• DATA FOR PROCESSING
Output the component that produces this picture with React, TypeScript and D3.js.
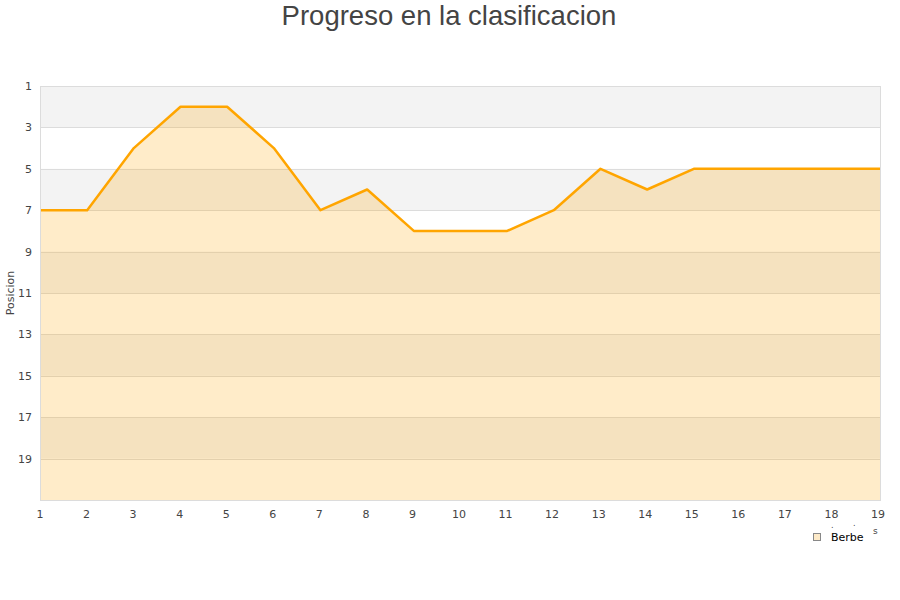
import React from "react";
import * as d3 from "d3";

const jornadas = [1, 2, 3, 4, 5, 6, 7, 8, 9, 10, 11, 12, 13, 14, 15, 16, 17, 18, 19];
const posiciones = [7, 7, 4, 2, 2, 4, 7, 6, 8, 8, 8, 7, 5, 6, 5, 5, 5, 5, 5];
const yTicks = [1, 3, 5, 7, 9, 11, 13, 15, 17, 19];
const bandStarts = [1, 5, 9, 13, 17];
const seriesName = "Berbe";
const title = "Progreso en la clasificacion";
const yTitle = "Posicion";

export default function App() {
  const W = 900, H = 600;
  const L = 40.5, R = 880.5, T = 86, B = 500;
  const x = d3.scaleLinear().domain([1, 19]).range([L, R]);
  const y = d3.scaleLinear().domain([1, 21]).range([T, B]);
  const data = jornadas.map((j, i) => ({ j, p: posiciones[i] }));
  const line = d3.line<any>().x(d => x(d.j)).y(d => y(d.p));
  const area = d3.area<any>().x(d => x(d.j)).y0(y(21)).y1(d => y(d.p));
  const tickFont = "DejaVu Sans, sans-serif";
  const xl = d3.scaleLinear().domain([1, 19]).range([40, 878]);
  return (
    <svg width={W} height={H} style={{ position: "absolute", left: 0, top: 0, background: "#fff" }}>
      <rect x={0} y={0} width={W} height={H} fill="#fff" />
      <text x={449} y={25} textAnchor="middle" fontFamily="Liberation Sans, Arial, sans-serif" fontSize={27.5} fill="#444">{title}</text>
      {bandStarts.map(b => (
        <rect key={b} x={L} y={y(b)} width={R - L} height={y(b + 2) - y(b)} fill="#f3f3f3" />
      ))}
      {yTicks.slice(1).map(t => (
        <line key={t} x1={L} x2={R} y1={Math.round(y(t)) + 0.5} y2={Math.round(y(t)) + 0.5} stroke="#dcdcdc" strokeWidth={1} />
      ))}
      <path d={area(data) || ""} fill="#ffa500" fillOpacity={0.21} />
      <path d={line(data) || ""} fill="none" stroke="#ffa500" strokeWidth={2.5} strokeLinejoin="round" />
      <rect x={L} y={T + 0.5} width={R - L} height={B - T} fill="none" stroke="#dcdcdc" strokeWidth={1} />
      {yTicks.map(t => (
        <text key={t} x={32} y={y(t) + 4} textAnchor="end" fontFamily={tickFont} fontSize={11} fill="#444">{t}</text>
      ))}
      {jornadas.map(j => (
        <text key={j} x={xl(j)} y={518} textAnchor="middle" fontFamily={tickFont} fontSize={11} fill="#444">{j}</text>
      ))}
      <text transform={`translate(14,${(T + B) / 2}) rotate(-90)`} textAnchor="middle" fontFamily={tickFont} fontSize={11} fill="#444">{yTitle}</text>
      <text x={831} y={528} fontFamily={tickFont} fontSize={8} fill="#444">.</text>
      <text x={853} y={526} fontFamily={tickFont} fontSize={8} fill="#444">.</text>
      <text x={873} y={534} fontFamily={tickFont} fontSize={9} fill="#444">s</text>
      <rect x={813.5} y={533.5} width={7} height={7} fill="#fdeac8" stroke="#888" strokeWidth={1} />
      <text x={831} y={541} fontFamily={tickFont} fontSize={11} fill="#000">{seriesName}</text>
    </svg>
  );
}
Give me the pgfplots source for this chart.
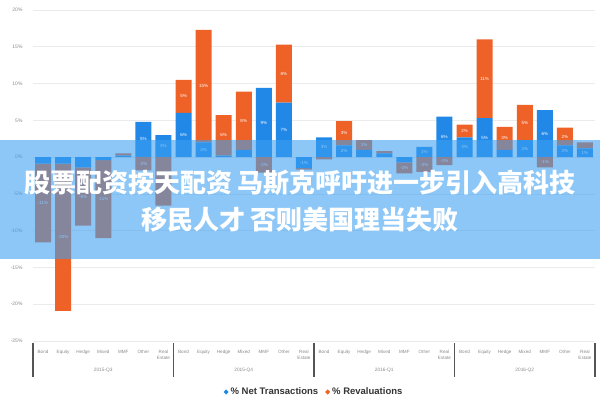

• GOAL OF THE EXERCISE
Nothing but the pictures may be dropped; output the records above exactly.

• THE RESULT
Output the component that produces this picture with React, TypeScript and D3.js.
import React from "react";
import * as d3 from "d3";

const jornadas = [1, 2, 3, 4, 5, 6, 7, 8, 9, 10, 11, 12, 13, 14, 15, 16, 17, 18, 19];
const posiciones = [7, 7, 4, 2, 2, 4, 7, 6, 8, 8, 8, 7, 5, 6, 5, 5, 5, 5, 5];
const yTicks = [1, 3, 5, 7, 9, 11, 13, 15, 17, 19];
const bandStarts = [1, 5, 9, 13, 17];
const seriesName = "Berbe";
const title = "Progreso en la clasificacion";
const yTitle = "Posicion";

export default function App() {
  const W = 900, H = 600;
  const L = 40.5, R = 880.5, T = 86, B = 500;
  const x = d3.scaleLinear().domain([1, 19]).range([L, R]);
  const y = d3.scaleLinear().domain([1, 21]).range([T, B]);
  const data = jornadas.map((j, i) => ({ j, p: posiciones[i] }));
  const line = d3.line<any>().x(d => x(d.j)).y(d => y(d.p));
  const area = d3.area<any>().x(d => x(d.j)).y0(y(21)).y1(d => y(d.p));
  const tickFont = "DejaVu Sans, sans-serif";
  const xl = d3.scaleLinear().domain([1, 19]).range([40, 878]);
  return (
    <svg width={W} height={H} style={{ position: "absolute", left: 0, top: 0, background: "#fff" }}>
      <rect x={0} y={0} width={W} height={H} fill="#fff" />
      <text x={449} y={25} textAnchor="middle" fontFamily="Liberation Sans, Arial, sans-serif" fontSize={27.5} fill="#444">{title}</text>
      {bandStarts.map(b => (
        <rect key={b} x={L} y={y(b)} width={R - L} height={y(b + 2) - y(b)} fill="#f3f3f3" />
      ))}
      {yTicks.slice(1).map(t => (
        <line key={t} x1={L} x2={R} y1={Math.round(y(t)) + 0.5} y2={Math.round(y(t)) + 0.5} stroke="#dcdcdc" strokeWidth={1} />
      ))}
      <path d={area(data) || ""} fill="#ffa500" fillOpacity={0.21} />
      <path d={line(data) || ""} fill="none" stroke="#ffa500" strokeWidth={2.5} strokeLinejoin="round" />
      <rect x={L} y={T + 0.5} width={R - L} height={B - T} fill="none" stroke="#dcdcdc" strokeWidth={1} />
      {yTicks.map(t => (
        <text key={t} x={32} y={y(t) + 4} textAnchor="end" fontFamily={tickFont} fontSize={11} fill="#444">{t}</text>
      ))}
      {jornadas.map(j => (
        <text key={j} x={xl(j)} y={518} textAnchor="middle" fontFamily={tickFont} fontSize={11} fill="#444">{j}</text>
      ))}
      <text transform={`translate(14,${(T + B) / 2}) rotate(-90)`} textAnchor="middle" fontFamily={tickFont} fontSize={11} fill="#444">{yTitle}</text>
      <text x={831} y={528} fontFamily={tickFont} fontSize={8} fill="#444">.</text>
      <text x={853} y={526} fontFamily={tickFont} fontSize={8} fill="#444">.</text>
      <text x={873} y={534} fontFamily={tickFont} fontSize={9} fill="#444">s</text>
      <rect x={813.5} y={533.5} width={7} height={7} fill="#fdeac8" stroke="#888" strokeWidth={1} />
      <text x={831} y={541} fontFamily={tickFont} fontSize={11} fill="#000">{seriesName}</text>
    </svg>
  );
}
Give me the pgfplots source for this chart.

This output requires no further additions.